Thanks! This information will be very useful when I get around to doing a new run. Learned so many things in this campaign that I’m really tempted to just start over.

I don’t think Cantrips or Orisons can be metamagicked.

Edit: Nvm Scott beat me to it. :D

I just finished this, I loved the beginning but by the end I felt the game had overstayed its welcome by a chapter maybe 2. I was just wanting it to end, but it was a much more balanced and fun game overall. Just a bit too long. Not likely to want to replay it again for a bit mostly because of it being too long.

Can someone tell me if Cold damage is different from Cold Iron in this game? I’m currently whacking a downed Crag Linnorm, with octavia using Ray of Frost, Valerie with a +3 weapon and Amiri with a weapon that deals 1-6 additional cold damage per hit and the thing just won’t die.

Very different.

EDIT: +3 or better weapons should also bypass the Cold Iron damage reduction.

image

Thanks for confirming. I bought a cold iron weapon now and will try again, the fight itself wasn’t particularly hard at level 10 so it’s no biggie.

Cold Iron’s more of a poetic reference to fairy lore than a useful descriptor, alas, hah.

But doesn’t stop the Regen of say… a Crag Linnorm. :D

You need actual Cold Iron for that. It’s worth keeping one Cold Iron weapon around forever just for stuff like that imo.

Finished this yesterday. One of my favourite games from 2018! My characters ended less than 150.000 XP from lvl 20, so I guess they buffed XP gains for last couple of chapters as AFAIR most people that finished the game earlier ended on lvl 17/18 (I restarted after patch 1.1). I got the ending with Nyrissa’s redemption and killing the Lantern King which I quite enjoyed.

Things I liked with the game:

  • Nice implementation of D&D/Pathfinder rules. Reminded me of playing pen&paper D&D 3rd edition ages ago.
  • Relatively bug free experience (I restarted after patch 1.1)
  • Enjoyable companions which were quite different and with mostly interesting back stories.
  • The overall story was pretty good. Not so much text that I didn’t bother to read it. Becoming baron/king is a nice character arc for the main character.
  • Graphics, sound and music were all great.

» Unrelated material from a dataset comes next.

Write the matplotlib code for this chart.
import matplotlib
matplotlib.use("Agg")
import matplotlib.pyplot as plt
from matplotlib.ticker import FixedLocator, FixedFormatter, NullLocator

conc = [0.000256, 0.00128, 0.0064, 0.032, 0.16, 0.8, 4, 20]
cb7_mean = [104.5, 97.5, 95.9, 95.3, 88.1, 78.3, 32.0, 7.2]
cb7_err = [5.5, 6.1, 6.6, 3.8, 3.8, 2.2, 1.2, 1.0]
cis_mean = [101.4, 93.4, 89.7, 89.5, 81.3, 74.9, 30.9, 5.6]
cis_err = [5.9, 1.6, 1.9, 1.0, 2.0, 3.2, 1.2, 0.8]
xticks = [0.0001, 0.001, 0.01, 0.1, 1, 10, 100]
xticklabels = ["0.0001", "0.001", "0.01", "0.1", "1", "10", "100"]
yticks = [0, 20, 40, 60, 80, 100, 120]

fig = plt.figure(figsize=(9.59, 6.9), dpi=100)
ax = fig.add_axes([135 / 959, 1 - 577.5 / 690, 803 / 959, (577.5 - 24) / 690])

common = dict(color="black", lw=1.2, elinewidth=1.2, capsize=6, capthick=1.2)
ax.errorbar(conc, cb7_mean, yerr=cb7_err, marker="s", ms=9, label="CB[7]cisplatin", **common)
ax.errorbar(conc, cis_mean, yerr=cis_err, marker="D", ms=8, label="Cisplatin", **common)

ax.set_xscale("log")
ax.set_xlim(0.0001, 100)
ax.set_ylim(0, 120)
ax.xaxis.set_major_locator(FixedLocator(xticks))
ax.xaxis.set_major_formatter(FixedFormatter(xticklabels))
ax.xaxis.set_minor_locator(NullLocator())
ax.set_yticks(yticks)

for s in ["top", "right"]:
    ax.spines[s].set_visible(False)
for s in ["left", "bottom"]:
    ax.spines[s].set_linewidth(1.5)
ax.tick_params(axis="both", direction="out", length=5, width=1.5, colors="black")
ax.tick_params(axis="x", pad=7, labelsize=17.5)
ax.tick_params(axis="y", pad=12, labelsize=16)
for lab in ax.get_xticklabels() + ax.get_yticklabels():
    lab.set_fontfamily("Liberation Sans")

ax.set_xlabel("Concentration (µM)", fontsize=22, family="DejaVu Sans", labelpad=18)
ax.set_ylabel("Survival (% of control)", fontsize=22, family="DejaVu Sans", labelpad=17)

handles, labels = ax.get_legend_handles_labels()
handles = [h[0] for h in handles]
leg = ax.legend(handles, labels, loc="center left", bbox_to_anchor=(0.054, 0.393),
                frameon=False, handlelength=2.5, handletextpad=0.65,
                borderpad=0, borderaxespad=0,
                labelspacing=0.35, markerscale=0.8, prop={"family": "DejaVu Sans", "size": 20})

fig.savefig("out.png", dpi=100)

Things I did not enjoy all that much:

  • House at the edge of time. Annoying enemies and lots of them.
  • The fate of one of my companions. Loosing Linzi before the last two chapters after having made her an important part of my party. She covered some vital spells and skills :-(
  • The game is too large. I did all the wilderness encounters, but most of them were just a reused map with a single big enemy that had one piece of loot that I probably didn’t need. This got worse in the last few chapters. Exceptions: lich and dragon fights were awesome, needed more fights like those.
  • The kingdom building is not well enough connected to the rest of the game. Too few buildings have effects that are useful and after upgrading the advisors a bit, the building stats does not matter all that much.
  • Combat in the last few chapters is too chaotic. Everyone is hasted and the combat log becomes just a blur. I didn’t mind realtime with pause combat for the first 5 chapters or so, but I would have liked turn based for the final bits. I ended up focusing on buffing before combat and then mostly let the combat sort itself out.

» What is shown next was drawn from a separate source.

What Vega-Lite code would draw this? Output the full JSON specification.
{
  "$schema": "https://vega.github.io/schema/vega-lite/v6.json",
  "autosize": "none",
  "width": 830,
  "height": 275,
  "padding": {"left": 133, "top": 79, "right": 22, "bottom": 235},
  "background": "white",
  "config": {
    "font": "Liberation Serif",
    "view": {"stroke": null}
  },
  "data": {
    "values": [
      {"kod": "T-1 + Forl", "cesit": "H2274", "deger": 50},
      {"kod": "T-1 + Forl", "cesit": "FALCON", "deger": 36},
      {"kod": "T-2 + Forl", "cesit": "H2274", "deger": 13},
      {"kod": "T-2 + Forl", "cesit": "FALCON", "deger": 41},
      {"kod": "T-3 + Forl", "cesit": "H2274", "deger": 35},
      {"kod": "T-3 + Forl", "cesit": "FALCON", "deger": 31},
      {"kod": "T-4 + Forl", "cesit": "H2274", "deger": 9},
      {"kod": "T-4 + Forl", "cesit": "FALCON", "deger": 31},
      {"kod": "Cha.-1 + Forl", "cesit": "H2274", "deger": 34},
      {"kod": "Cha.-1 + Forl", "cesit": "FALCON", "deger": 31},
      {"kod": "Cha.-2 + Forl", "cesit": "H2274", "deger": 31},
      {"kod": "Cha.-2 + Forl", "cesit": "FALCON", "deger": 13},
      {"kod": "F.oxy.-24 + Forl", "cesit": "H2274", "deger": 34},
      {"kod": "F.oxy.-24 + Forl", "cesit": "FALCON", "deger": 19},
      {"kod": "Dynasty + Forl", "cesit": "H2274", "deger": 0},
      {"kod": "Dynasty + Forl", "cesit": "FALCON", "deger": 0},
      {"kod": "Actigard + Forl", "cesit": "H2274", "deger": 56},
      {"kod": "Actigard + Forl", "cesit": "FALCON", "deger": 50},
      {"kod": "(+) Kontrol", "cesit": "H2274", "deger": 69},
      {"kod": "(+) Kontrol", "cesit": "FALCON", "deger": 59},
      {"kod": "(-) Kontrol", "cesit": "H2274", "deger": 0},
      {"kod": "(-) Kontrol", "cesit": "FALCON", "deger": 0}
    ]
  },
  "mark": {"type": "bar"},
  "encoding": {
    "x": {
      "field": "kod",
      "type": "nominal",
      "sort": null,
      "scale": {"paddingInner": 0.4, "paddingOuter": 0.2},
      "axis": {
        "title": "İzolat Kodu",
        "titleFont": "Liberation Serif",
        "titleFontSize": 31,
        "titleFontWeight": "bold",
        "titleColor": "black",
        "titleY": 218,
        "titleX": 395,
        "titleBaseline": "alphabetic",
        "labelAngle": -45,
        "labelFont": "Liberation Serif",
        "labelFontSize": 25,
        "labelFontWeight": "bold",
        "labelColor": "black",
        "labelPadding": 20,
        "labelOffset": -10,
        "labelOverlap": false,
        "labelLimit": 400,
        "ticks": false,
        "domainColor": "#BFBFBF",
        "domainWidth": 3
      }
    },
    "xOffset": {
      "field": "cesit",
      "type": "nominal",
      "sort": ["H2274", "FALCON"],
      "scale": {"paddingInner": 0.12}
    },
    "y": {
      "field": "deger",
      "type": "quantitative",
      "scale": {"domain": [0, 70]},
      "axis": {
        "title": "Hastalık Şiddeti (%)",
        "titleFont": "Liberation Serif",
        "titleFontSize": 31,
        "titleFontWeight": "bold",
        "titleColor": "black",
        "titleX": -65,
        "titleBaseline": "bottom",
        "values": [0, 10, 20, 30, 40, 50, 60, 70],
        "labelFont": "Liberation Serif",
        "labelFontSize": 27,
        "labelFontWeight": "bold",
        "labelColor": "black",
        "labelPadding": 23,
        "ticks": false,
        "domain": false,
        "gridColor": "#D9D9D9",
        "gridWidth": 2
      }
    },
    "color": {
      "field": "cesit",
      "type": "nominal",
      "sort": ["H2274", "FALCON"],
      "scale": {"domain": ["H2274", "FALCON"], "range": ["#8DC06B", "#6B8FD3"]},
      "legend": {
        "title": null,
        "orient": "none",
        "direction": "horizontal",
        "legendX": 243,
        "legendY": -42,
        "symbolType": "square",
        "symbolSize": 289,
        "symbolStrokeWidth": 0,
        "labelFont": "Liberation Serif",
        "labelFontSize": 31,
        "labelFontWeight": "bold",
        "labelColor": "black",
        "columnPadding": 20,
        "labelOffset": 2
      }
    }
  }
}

“Midweek Madness” sale on Steam;
30% off Explorer edition (basic) for $27.99
50% off Royal edition (soundtrack, map, art book, two bonus portraits, module, red panda pet) for $34.99
20% off season pass at $19.99
20% off The Wildcards at $6.39

The pricing strategy on this game has certainly puzzled me a bit since release. For instance, no discount on the Imperial edition—Royal + season pass—so that’s still $84.99 despite the components only adding up to $54.98. Still, for once the extra stuff which comes along with Royal seems significantly more worthwhile at only a $7 premium than it did at the absurd $30 level.

Is it too hectic even with the shift+space slow-mo mode?

I’ll admit that I didn’t even know about this mode until I was nearly done. I only tried it briefly - it helps, but I found it inconvenient turning it off and on constantly. I probably should have tried harder to get used to it.

Bought it tonight along with the Wild Cards DLC. Any main character build recommendations?